この『親学』論議でうっかりしていると、調子に乗って「親学」推進国民運動などを呼びかけ、学校教育の文科省支配と同様に、家庭教育の中に入ってきて『理想の子育て推奨プログラム』などを保健所や地域の顔役が配布して、「まともな親」かどうかを5年に一度「研修」を義務づけて、修了出来ない親たちは「指導力不足・自己研鑽不足保護者」と烙印を押されて、親子分離の「合宿研修」を迫られるなど----冗談みたいな話に聞こえるかもしれないけど、国家権力・統治権力の国民支配を歓迎する一部の政治家たちは、「保坂さん、それいいアイデアだね」と真顔になりそで怖い。
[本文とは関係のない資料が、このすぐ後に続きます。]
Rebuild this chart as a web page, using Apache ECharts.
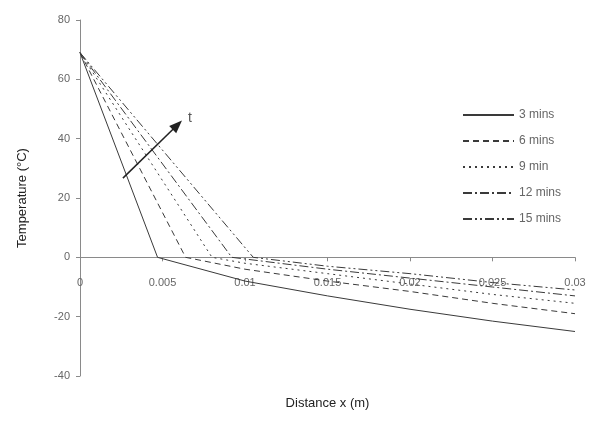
<!DOCTYPE html>
<html>
<head>
<meta charset="utf-8">
<script src="https://cdn.jsdelivr.net/npm/echarts@6/dist/echarts.min.js"></script>
<style>
html,body{margin:0;padding:0;background:#fff;}
#chart{width:599px;height:425px;}
</style>
</head>
<body>
<div id="chart"></div>
<script>
// Data
const seriesNames = ['3 mins', '6 mins', '9 min', '12 mins', '15 mins'];
const x3 = [0, 0.0047, 0.01, 0.015, 0.02, 0.025, 0.03];
const y3 = [69, 0, -8, -13, -17.5, -21.5, -25];
const x6 = [0, 0.0064, 0.01, 0.015, 0.02, 0.025, 0.03];
const y6 = [69, 0, -4, -8, -11.5, -15.5, -19];
const x9 = [0, 0.008, 0.01, 0.015, 0.02, 0.025, 0.03];
const y9 = [69, 0, -2, -5.5, -9, -12.5, -15.5];
const x12 = [0, 0.0092, 0.015, 0.02, 0.025, 0.03];
const y12 = [69, 0, -4, -7, -10, -13];
const x15 = [0, 0.0105, 0.015, 0.02, 0.025, 0.03];
const y15 = [69, 0, -3, -5.5, -8.5, -11];
const arrowStart = [0.0026, 26.7];
const arrowEnd = [0.0059, 44.6];
const arrowLabelAt = [0.00667, 47];
const xTicks = [0, 0.005, 0.01, 0.015, 0.02, 0.025, 0.03];
const yTicks = [-40, -20, 0, 20, 40, 60, 80];

const xs = [x3, x6, x9, x12, x15];
const ys = [y3, y6, y9, y12, y15];
const dashes = ['solid', [6, 4], [2, 4], [9, 3, 2, 3], [9, 3, 2, 3, 2, 3]];

const yMin = -40, yMax = 80;
const gridTop = 20, gridBottom = 49, chartH = 425;
const gridH = chartH - gridTop - gridBottom;
// move the x axis (line, ticks and labels) up to the y = 0 level
const xAxisOffset = -gridH * (0 - yMin) / (yMax - yMin);

const chart = echarts.init(document.getElementById('chart'));
const axisCol = '#8a8a8a';
const txtCol = '#666';
const font = 'Liberation Sans, Arial, sans-serif';

const series = seriesNames.map((n, i) => ({
  name: n,
  type: 'line',
  symbol: 'none',
  data: xs[i].map((x, j) => [x, ys[i][j]]),
  lineStyle: { color: '#3a3a3a', width: 1, type: dashes[i] },
  itemStyle: { color: '#3a3a3a' },
  silent: true
}));
series[0].markLine = {
  silent: true,
  symbol: ['none', 'triangle'],
  symbolSize: [10, 13],
  lineStyle: { color: '#222', width: 1.5, type: 'solid' },
  label: { show: false },
  data: [[{ coord: arrowStart }, { coord: arrowEnd }]]
};
series[0].markPoint = {
  silent: true,
  symbol: 'circle',
  symbolSize: 0,
  label: { show: true, position: 'inside', formatter: 't', color: '#555', fontSize: 14, fontFamily: font },
  data: [{ coord: arrowLabelAt }]
};

chart.setOption({
  animation: false,
  backgroundColor: '#fff',
  textStyle: { fontFamily: font },
  grid: { left: 80, right: 24, top: gridTop, bottom: gridBottom, containLabel: false, outerBoundsMode: 'none' },
  legend: {
    orient: 'vertical',
    left: 457,
    top: 104,
    itemWidth: 51,
    itemHeight: 10,
    itemGap: 14,
    itemStyle: { opacity: 0, borderWidth: 0 },
    textStyle: { color: txtCol, fontSize: 12, fontFamily: font },
    data: seriesNames
  },
  xAxis: {
    type: 'value',
    min: 0, max: 0.03, interval: 0.005,
    offset: xAxisOffset,
    name: 'Distance x (m)',
    nameLocation: 'middle',
    nameGap: 140,
    nameTextStyle: { color: '#222', fontSize: 13, fontFamily: font },
    axisLine: { show: true, onZero: false, lineStyle: { color: axisCol, width: 1 } },
    axisTick: { show: true, inside: false, length: 4, lineStyle: { color: axisCol } },
    axisLabel: { color: txtCol, fontSize: 11, fontFamily: font, margin: 20,
      formatter: v => { const s = xTicks.find(t => Math.abs(t - v) < 1e-9); return s === undefined ? '' : String(s); } },
    splitLine: { show: false }
  },
  yAxis: {
    type: 'value',
    min: yMin, max: yMax, interval: 20,
    name: 'Temperature (°C)',
    nameLocation: 'middle',
    nameGap: 51,
    nameRotate: 90,
    nameTextStyle: { color: '#222', fontSize: 13, fontFamily: font },
    axisLine: { show: true, onZero: false, lineStyle: { color: axisCol, width: 1 } },
    axisTick: { show: true, length: 4, lineStyle: { color: axisCol } },
    axisLabel: { color: txtCol, fontSize: 11, fontFamily: font, margin: 10,
      formatter: v => yTicks.includes(v) ? String(v) : '' },
    splitLine: { show: false }
  },
  series: series
});
</script>
</body>
</html>
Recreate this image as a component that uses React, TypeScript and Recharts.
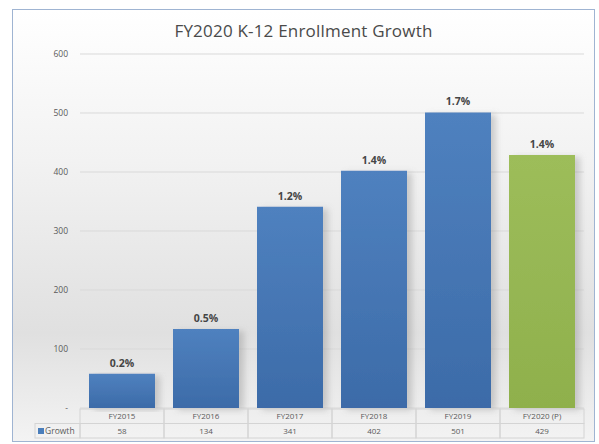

個人の内面に臆面もなく国家権力が踏み込んでくる時に、「自由と民主主義」は奪われる。「親子で2時間以上テレビを見てしまった」ら「家庭教育法・親学条項違反」なのかな? なんて思う社会は、『1984年』(ジョージ・オーウェル)だぜ。家庭の教育力が落ちている。地域の子育て支援力が衰退している……だからこそ、相互扶助の子育てコミュニティが大事なのだ。上からの、行政権力からの「家庭のあり方」「毎日の過ごし方の押しつけ」は、究極は「心=個人の内面」の変更を国家権力が命令するという治安警察型密告社会を産んでしまう。

私は教育再生会議の『親学』提言の暴走を危惧している。内容の善し悪しではない。子守歌だって、母乳だって、親子の演劇鑑賞だって、それに反対しているわけではない。ただ、ブレーキが壊れていませんかと言いたい。

国家が「家庭」に、「国民の内面」に入ることは踏み越えてはならない一線である。そこを徹底して議論したい。